Looking for a way to stay relevant in an increasingly digital world, traditional media brands have done everything from launching blogs to increasing video content on Web sites to launching podcasts giving the behind-the-scenes aspect of a certain story.
For some brands, however, a back-to-basics, face-to-face approach is becoming an increasingly important part of the marketing mix. Magazines like Wired have already used pop-up stores to extend their brands and connect more closely with consumers. And CNN is just the latest to try its hand with experiential marketing, with its recent announcement that it will start an events division that will host panels on newsworthy subjects. Sponsored by advertisers, the panels will be hosted by CNN reporters and anchors.
Jane Hauley, VP/account director in the media sector at Jack Morton Worldwide, an experiential marketing agency, says she has noticed a definite upswing in event marketing among traditional media companies in the past year and a half, particularly magazines. The agency is currently working on a multi-city experiential marketing tour for Latina magazine.

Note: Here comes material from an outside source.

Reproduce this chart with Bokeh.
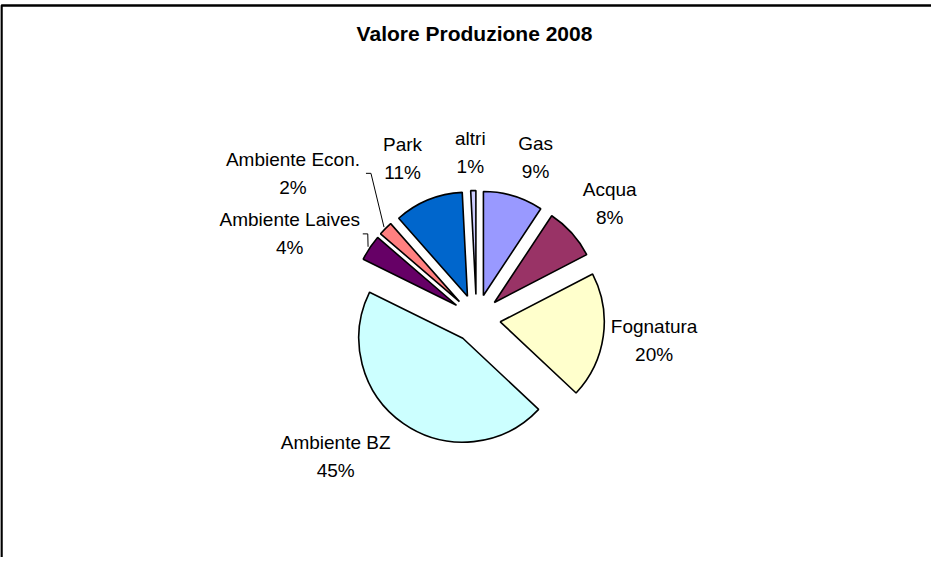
import math
from bokeh.plotting import figure
from bokeh.models import Range1d, ColumnDataSource
from bokeh.embed import file_html
from bokeh.resources import INLINE
from bokeh.core.properties import value

# ---- data ----
categories = ["Gas", "Acqua", "Fognatura", "Ambiente BZ", "Ambiente Laives",
              "Ambiente Econ.", "Park", "altri"]
values = [9.3, 8.1, 19.6, 45.3, 4.0, 2.2, 10.7, 0.8]
colors = ["#9999FF", "#993366", "#FFFFCC", "#CCFFFF", "#660066",
          "#FF8080", "#0066CC", "#CCCCFF"]
title_text = "Valore Produzione 2008"

# ---- layout parameters ----
W, H = 931, 557
CX, CY = 476, 239          # pie centre (data = screen px, y up)
R = 104                    # radius
EXPLODE = 24               # explosion distance
label_radius = [171.5, 176, 179, 197, 205, 234, 176, 166]
label_shift_deg = [-3.4, -1.1, 0.7, -10.9, 9.1, 6.3, 2.7, 0.7]
leader = [False, False, False, False, True, True, False, False]
LINE_GAP = 14
FONT = "Liberation Sans"

total = sum(values)
starts, ends, mids = [], [], []
a = 90.0
for v in values:
    span = v / total * 360.0
    starts.append(a)
    ends.append(a - span)
    mids.append(a - span / 2)
    a -= span

wx = [CX + EXPLODE * math.cos(math.radians(m)) for m in mids]
wy = [CY + EXPLODE * math.sin(math.radians(m)) for m in mids]

src = ColumnDataSource(dict(
    x=wx, y=wy,
    start=[math.radians(e) for e in ends],
    end=[math.radians(s) for s in starts],
    color=colors,
))

p = figure(width=W, height=H, x_range=Range1d(0, W), y_range=Range1d(0, H),
           x_axis_type=None, y_axis_type=None, toolbar_location=None,
           output_backend="svg", min_border=0)
p.grid.visible = False
p.outline_line_color = None
p.background_fill_color = "white"

# frame border (left + top)
p.line(x=[1, 1, W + 10], y=[-20, 552, 552], line_color="black", line_width=2.5)

# title
p.text(x=[474], y=[524], text=[title_text], text_align="center",
       text_baseline="middle", text_font=value(FONT), text_font_size="21px",
       text_font_style="bold", text_color="black")

# wedges
p.wedge(x="x", y="y", radius=R, start_angle="start", end_angle="end",
        direction="anticlock", fill_color="color", line_color="black",
        line_width=1.6, source=src)

# labels
lx, ly, names, pcts = [], [], [], []
for i, cat in enumerate(categories):
    ang = math.radians(mids[i] + label_shift_deg[i])
    x = CX + label_radius[i] * math.cos(ang)
    y = CY + label_radius[i] * math.sin(ang)
    lx.append(x)
    ly.append(y)
    names.append(cat)
    pcts.append("%d%%" % round(values[i] / total * 100))

p.text(x=lx, y=[y + LINE_GAP for y in ly], text=names, text_align="center",
       text_baseline="middle", text_font=value(FONT), text_font_size="19px",
       text_color="black")
p.text(x=lx, y=[y - LINE_GAP for y in ly], text=pcts, text_align="center",
       text_baseline="middle", text_font=value(FONT), text_font_size="19px",
       text_color="black")

# leader lines
for i in range(len(categories)):
    if not leader[i]:
        continue
    m = math.radians(mids[i])
    ex = wx[i] + (R + 2) * math.cos(m)
    ey = wy[i] + (R + 2) * math.sin(m)
    sx = lx[i] + 73
    p.line(x=[sx, sx + 5, ex], y=[ly[i], ly[i], ey], line_color="black",
           line_width=1)

open("out.html", "w").write(file_html(p, INLINE))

Just like any other brands out in the marketplace, traditional media companies have had to face cutting through the clutter of an increasingly fractured media landscape. Hauley notes that several other reasons account for the increase in traditional media's use of experiential marketing.
"A lot of it simply has to do because it's a media world; people are more in tune with it," she says. "If they see something having to do with a television program or a magazine that they read, or a newspaper, there's a better chance that they are going to stop and be interested, to be engaged, and learn more. To be able to engage in that one-on-one and have a truly immersive experience with the... brand really makes it feel like you're part of it."
Matthew Traub, MD and chief of staff at Dan Klores Communications, says events for traditional media companies not only can help extend the brand, but they can also help in establishing the brand as a thought leader.
DKC works with Reuters on its Newsmakers series, which invites media to panel discussions featuring buzzworthy people. Past Newsmakers events have featured such personalities as Ted Turner. A panel scheduled for October 12 was to discuss the topic of public figures and private lives, featuring such media personalities as Bonnie Fuller and Jacob Weisberg.
"Events let people see and feel the brand in action; that's no different with a media brand than a consumer brand," Traub says. "They need to have the public's affinity and understanding of who they are and what they provide, as well."
But even experiential marketing tactics that are not aimed directly at the consumer can have a positive effect on brand perception. For the past four years, Esquire magazine has sponsored the Esquire house, which seeks to bring the magazine's lifestyle brand image to life.
The latest incarnation, in Los Angeles, will be open for three months and host a series of charity events attended by media elite and celebrities, which ultimately extends to the consumer's overall experience of the brand, says Kevin O'Malley, VP and publisher.
"The challenge for any leading brand today... is to continue to find ways to intersect with the consumer in a way that lets your brand live and intersect with them through multiple touch points," he adds. "You just have to be in as many of those outlets as possible."
The four years Esquire has used the house as a marketing tactic have been record-breaking in terms of ad growth, circulation vitality, and editorial excellence, O'Malley says.
Perhaps it's just a coincidence. But for media companies looking to connect with an often disconnected audience, it's certainly worth a try.